Source code of charts:
──────

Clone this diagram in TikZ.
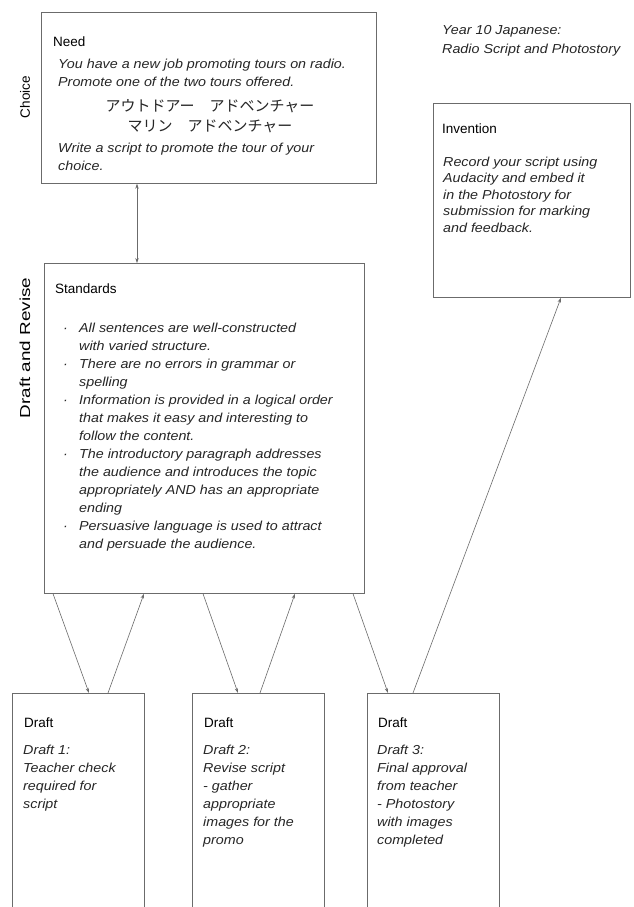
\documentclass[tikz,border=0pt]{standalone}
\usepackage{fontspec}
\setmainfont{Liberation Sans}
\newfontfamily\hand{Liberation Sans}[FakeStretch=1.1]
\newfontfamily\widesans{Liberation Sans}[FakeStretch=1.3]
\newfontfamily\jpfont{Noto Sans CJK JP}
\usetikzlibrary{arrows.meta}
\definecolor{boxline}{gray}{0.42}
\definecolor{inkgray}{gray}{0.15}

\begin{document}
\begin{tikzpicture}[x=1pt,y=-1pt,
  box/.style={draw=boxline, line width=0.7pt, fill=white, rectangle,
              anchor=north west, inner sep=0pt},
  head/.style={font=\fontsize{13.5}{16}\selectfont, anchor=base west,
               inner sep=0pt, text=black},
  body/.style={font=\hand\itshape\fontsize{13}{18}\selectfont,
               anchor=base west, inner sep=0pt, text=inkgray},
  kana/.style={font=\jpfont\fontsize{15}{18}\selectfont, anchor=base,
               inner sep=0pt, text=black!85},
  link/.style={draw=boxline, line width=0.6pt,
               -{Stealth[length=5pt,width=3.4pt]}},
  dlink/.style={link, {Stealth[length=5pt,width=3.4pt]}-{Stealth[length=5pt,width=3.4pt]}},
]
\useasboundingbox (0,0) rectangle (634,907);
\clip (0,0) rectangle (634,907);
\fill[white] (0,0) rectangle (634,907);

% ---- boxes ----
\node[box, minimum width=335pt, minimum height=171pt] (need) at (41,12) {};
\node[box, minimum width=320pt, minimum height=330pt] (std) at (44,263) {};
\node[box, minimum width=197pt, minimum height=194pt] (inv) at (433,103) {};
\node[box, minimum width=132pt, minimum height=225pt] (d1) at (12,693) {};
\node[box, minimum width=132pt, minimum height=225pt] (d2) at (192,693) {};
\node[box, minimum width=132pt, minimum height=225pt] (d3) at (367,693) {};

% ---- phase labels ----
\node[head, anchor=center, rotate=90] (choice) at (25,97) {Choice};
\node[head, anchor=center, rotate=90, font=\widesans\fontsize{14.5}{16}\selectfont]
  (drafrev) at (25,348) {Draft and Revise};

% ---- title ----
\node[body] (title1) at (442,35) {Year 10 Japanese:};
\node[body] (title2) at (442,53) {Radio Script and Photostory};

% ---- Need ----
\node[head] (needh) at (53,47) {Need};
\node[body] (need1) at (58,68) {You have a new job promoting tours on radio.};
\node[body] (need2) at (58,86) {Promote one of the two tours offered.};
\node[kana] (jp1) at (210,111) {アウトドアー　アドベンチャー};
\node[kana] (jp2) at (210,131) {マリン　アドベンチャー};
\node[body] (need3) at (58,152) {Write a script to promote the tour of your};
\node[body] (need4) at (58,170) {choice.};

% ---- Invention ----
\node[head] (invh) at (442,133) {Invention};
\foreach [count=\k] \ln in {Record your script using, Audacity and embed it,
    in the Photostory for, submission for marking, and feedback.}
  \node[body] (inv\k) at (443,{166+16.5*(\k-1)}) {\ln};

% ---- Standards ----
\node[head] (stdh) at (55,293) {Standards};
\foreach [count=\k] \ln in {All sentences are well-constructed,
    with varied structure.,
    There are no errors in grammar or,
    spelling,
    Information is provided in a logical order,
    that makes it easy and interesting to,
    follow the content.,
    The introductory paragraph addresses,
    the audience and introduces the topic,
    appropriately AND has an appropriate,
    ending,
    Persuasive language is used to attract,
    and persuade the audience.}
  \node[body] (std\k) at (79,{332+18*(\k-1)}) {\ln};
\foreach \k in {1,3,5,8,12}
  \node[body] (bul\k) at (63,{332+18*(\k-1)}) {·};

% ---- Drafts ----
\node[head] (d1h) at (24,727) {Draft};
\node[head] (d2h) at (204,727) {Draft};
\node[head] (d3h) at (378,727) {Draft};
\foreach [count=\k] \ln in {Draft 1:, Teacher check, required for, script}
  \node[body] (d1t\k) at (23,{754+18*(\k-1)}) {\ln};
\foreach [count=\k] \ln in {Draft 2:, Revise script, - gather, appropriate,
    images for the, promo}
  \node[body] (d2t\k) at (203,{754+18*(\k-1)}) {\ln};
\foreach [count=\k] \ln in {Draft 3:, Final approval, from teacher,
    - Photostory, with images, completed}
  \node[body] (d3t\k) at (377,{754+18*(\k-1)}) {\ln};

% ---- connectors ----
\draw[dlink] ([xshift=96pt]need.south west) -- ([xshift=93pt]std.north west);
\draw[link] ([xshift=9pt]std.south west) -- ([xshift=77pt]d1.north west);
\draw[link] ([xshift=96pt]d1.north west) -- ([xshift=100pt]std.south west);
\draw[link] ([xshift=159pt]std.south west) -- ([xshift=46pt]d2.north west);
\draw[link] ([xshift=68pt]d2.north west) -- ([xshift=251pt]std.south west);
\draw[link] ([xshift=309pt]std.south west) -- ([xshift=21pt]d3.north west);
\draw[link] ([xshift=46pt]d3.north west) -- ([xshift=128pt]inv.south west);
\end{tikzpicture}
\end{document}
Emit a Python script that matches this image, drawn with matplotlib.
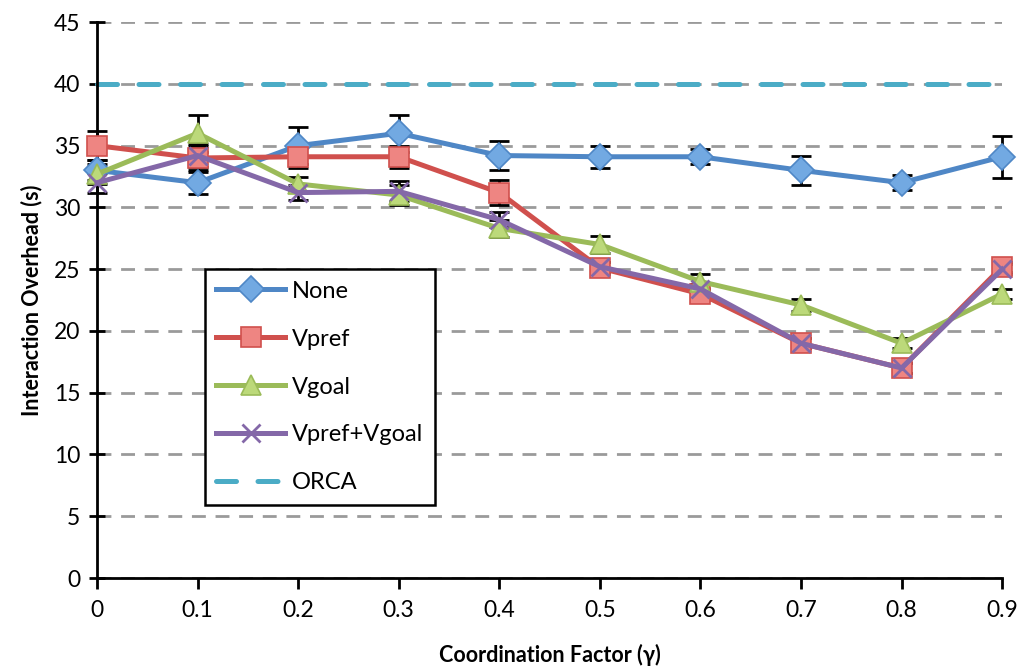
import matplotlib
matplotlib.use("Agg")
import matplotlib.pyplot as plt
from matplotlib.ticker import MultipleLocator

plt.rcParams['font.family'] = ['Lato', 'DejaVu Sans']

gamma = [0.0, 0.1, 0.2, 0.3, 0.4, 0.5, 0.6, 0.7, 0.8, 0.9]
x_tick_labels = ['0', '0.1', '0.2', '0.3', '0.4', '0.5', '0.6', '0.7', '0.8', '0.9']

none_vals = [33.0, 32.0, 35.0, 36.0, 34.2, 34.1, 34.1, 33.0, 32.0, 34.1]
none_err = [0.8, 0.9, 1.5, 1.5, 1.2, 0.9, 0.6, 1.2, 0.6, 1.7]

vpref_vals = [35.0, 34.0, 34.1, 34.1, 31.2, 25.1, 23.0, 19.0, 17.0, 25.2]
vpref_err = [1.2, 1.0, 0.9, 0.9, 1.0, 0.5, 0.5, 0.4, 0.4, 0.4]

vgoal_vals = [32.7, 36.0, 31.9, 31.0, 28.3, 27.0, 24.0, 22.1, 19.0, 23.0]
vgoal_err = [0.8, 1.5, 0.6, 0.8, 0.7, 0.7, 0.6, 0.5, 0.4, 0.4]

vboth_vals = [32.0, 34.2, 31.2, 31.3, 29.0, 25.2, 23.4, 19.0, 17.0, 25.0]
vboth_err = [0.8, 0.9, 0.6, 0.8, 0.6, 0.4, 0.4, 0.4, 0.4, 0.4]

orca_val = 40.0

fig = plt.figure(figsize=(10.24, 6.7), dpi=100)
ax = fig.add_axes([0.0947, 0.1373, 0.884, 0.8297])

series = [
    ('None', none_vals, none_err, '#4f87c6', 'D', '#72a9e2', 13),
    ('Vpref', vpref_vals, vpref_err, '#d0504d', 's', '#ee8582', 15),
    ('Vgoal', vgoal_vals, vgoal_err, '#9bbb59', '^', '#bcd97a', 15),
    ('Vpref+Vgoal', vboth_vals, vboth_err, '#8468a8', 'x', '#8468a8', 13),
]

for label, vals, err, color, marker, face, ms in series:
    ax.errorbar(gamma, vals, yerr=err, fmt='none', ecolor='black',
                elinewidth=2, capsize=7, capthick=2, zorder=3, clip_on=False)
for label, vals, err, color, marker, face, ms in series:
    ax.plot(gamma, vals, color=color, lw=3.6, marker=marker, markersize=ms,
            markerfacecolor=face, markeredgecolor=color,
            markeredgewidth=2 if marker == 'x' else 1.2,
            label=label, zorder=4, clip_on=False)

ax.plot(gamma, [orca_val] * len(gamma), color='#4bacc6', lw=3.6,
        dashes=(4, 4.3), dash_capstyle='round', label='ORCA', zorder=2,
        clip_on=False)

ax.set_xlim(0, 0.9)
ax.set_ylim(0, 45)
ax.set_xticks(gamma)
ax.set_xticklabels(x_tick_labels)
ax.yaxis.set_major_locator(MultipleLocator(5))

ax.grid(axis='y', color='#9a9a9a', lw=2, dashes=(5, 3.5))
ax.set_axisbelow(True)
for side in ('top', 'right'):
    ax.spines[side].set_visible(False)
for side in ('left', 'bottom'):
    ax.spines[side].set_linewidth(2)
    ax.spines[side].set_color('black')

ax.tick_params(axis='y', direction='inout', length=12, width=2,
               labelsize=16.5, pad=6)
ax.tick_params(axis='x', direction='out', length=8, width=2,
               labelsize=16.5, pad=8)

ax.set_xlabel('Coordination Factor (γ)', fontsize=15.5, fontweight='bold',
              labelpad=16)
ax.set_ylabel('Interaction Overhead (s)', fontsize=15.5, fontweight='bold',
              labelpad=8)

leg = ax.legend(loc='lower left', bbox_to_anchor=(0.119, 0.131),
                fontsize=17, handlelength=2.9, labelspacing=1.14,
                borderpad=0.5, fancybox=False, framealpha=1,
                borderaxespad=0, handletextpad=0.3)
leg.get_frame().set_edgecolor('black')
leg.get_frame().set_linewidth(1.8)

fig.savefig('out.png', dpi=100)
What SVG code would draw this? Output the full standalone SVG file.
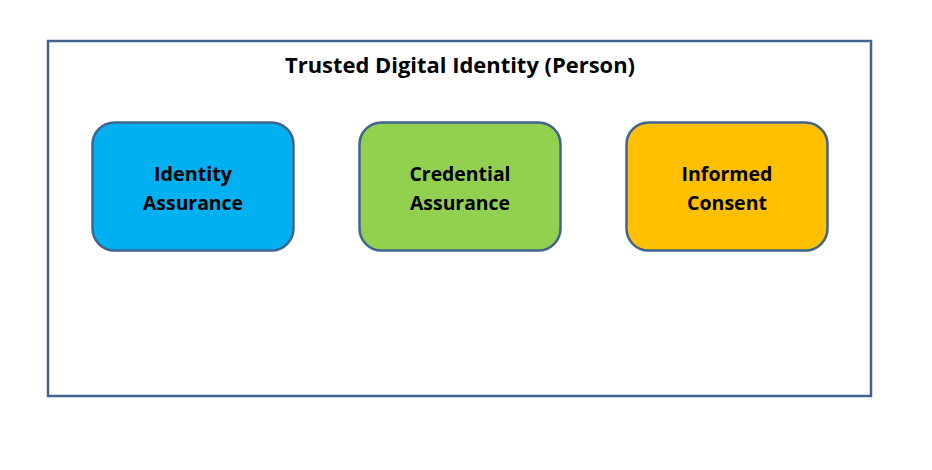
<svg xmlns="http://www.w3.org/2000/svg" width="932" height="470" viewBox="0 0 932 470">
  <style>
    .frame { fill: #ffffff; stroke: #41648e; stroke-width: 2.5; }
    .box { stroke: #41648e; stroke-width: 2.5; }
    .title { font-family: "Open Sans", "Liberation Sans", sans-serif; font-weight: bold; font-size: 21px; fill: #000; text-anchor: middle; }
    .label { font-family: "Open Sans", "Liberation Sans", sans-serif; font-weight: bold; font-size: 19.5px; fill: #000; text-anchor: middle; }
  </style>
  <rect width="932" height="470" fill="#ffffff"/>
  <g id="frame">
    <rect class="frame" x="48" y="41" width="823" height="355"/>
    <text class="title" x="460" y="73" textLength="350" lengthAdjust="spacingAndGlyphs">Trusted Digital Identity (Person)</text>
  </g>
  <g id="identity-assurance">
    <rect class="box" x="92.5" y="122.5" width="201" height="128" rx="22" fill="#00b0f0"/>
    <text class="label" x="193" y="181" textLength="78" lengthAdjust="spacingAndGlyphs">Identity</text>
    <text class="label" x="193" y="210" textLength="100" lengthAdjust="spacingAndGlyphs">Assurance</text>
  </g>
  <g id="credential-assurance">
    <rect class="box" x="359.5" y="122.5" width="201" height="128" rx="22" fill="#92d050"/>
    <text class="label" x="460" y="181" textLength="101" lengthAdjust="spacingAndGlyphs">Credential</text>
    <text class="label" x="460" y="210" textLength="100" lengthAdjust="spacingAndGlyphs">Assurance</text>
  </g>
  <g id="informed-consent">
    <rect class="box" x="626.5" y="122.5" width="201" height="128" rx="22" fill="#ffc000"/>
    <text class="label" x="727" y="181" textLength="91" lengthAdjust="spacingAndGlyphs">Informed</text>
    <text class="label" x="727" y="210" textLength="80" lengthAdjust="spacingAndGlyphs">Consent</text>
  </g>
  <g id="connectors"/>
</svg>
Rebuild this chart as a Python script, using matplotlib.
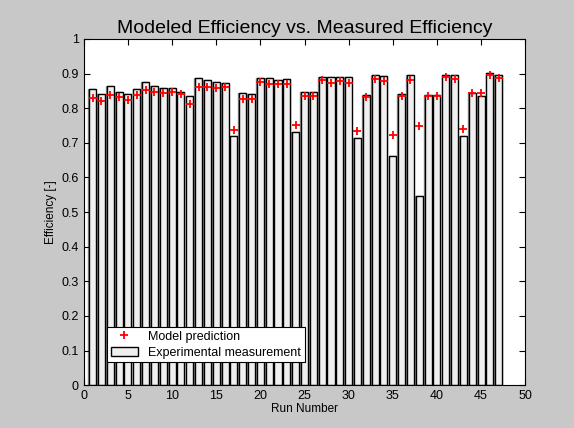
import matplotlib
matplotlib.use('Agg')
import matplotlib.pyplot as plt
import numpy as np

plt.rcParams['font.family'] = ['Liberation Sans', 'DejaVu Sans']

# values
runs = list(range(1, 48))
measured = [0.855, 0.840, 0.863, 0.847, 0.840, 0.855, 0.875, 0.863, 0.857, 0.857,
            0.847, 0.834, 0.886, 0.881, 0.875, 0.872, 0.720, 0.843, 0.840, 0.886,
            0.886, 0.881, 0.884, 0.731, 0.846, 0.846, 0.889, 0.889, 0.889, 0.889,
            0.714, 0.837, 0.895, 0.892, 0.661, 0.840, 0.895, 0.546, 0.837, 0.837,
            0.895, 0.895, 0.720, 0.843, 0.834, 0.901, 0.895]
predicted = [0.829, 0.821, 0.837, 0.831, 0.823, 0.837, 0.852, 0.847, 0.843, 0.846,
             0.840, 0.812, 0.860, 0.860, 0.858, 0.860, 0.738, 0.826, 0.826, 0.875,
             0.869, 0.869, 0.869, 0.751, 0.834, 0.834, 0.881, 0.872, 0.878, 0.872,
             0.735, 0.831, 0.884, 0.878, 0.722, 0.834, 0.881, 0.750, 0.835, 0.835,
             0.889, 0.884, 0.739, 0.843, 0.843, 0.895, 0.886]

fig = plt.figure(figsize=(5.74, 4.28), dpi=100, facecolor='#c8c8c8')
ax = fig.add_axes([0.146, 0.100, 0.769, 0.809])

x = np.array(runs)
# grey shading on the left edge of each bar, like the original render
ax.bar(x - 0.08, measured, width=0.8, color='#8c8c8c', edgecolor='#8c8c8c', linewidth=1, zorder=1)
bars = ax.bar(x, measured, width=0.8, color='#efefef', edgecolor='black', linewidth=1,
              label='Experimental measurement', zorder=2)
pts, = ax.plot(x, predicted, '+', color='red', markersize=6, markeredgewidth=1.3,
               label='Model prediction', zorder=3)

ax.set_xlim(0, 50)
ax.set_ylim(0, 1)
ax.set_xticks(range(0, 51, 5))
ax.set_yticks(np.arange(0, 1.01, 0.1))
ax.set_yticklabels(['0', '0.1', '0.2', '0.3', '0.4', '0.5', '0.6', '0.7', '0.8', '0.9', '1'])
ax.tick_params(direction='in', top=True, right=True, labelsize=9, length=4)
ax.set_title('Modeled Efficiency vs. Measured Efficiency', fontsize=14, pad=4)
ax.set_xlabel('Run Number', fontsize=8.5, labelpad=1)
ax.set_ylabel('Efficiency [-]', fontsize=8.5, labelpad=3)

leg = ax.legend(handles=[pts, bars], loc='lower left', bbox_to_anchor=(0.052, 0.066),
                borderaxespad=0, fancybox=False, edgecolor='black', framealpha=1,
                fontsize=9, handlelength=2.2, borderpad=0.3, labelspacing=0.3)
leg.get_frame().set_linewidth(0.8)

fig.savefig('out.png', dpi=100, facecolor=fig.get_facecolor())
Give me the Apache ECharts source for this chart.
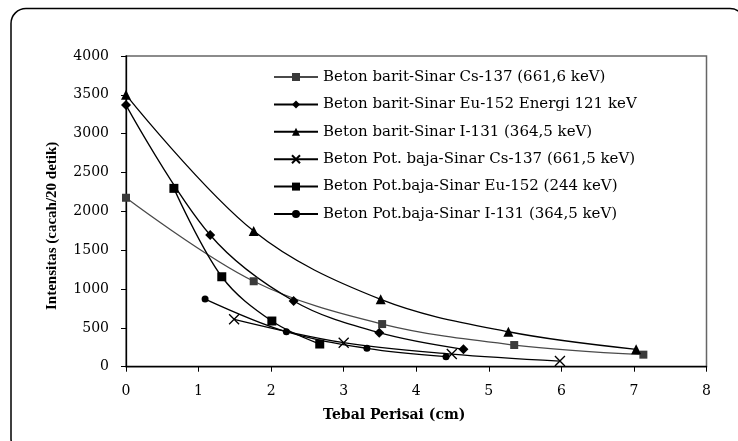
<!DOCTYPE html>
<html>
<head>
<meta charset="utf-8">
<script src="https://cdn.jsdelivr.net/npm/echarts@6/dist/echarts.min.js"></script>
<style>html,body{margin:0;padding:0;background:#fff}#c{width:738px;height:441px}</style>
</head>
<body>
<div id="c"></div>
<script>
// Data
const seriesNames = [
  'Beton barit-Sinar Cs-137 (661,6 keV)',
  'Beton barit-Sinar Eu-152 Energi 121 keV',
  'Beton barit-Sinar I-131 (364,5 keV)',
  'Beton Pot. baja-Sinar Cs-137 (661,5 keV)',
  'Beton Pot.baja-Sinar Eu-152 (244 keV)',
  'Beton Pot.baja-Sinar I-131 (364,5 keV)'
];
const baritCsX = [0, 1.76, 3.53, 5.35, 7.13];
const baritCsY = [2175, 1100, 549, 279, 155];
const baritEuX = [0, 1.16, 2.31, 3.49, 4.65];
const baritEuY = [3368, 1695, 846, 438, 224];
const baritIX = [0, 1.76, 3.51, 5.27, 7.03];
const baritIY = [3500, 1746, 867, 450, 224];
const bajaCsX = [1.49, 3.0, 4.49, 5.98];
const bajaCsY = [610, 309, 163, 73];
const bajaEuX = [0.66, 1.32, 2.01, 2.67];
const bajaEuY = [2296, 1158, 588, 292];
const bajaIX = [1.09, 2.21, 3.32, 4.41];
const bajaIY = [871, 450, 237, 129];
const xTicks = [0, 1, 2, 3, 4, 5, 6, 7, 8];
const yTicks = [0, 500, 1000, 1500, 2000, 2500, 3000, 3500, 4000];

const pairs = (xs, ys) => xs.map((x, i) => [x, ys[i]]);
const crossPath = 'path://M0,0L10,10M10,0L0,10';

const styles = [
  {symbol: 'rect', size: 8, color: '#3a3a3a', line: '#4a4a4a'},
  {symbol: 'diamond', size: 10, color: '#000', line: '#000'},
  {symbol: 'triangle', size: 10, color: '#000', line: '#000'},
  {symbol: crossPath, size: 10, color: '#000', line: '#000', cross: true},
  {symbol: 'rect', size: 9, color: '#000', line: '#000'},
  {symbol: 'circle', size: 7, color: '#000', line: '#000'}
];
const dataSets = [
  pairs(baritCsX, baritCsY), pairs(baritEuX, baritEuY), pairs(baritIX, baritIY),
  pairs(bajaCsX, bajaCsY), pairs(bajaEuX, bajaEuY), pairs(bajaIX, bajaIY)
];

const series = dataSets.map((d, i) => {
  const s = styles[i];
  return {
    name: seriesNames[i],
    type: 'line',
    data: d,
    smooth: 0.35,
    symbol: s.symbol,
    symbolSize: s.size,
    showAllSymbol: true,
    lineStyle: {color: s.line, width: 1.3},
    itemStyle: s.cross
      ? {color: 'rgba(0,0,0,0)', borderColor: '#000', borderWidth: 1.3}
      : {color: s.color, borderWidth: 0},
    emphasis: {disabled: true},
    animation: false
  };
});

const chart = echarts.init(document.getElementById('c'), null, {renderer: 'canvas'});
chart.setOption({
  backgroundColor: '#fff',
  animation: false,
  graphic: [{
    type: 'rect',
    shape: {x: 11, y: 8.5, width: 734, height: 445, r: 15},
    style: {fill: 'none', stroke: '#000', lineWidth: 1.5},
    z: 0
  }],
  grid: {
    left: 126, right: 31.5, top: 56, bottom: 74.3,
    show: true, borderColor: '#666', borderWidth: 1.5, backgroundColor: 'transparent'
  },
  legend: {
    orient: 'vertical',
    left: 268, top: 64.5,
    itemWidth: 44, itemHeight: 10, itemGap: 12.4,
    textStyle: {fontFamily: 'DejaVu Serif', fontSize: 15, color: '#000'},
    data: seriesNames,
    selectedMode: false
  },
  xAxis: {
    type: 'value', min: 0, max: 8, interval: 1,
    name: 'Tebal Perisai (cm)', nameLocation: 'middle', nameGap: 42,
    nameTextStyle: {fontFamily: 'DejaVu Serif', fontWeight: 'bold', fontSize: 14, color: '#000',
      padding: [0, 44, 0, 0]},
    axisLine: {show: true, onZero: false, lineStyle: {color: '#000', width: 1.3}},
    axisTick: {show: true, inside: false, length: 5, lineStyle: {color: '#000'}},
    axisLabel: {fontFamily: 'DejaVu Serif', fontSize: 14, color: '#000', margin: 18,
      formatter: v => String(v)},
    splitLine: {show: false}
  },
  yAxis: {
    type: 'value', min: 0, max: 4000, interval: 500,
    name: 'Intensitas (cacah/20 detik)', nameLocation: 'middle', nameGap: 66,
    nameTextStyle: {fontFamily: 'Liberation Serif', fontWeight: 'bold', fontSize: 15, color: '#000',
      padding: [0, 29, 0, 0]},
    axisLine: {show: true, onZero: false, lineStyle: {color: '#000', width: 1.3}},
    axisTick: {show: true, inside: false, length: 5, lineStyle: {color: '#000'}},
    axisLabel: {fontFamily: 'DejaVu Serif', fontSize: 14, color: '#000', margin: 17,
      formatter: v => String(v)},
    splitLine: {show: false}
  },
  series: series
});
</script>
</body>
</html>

──────

*OBJECTIVE*. Exactly and only the lines from the line with "Rebuild this chart" to the line with "plt.rcParams['font.family'] = ['Liberation", both ends included, should be echoed. Do not carry over the pictures.

*SOLUTION*.
Rebuild this chart as a Python script, using matplotlib.
import matplotlib
matplotlib.use('Agg')
import matplotlib.pyplot as plt
import numpy as np

plt.rcParams['font.family'] = ['Liberation Sans', 'DejaVu Sans']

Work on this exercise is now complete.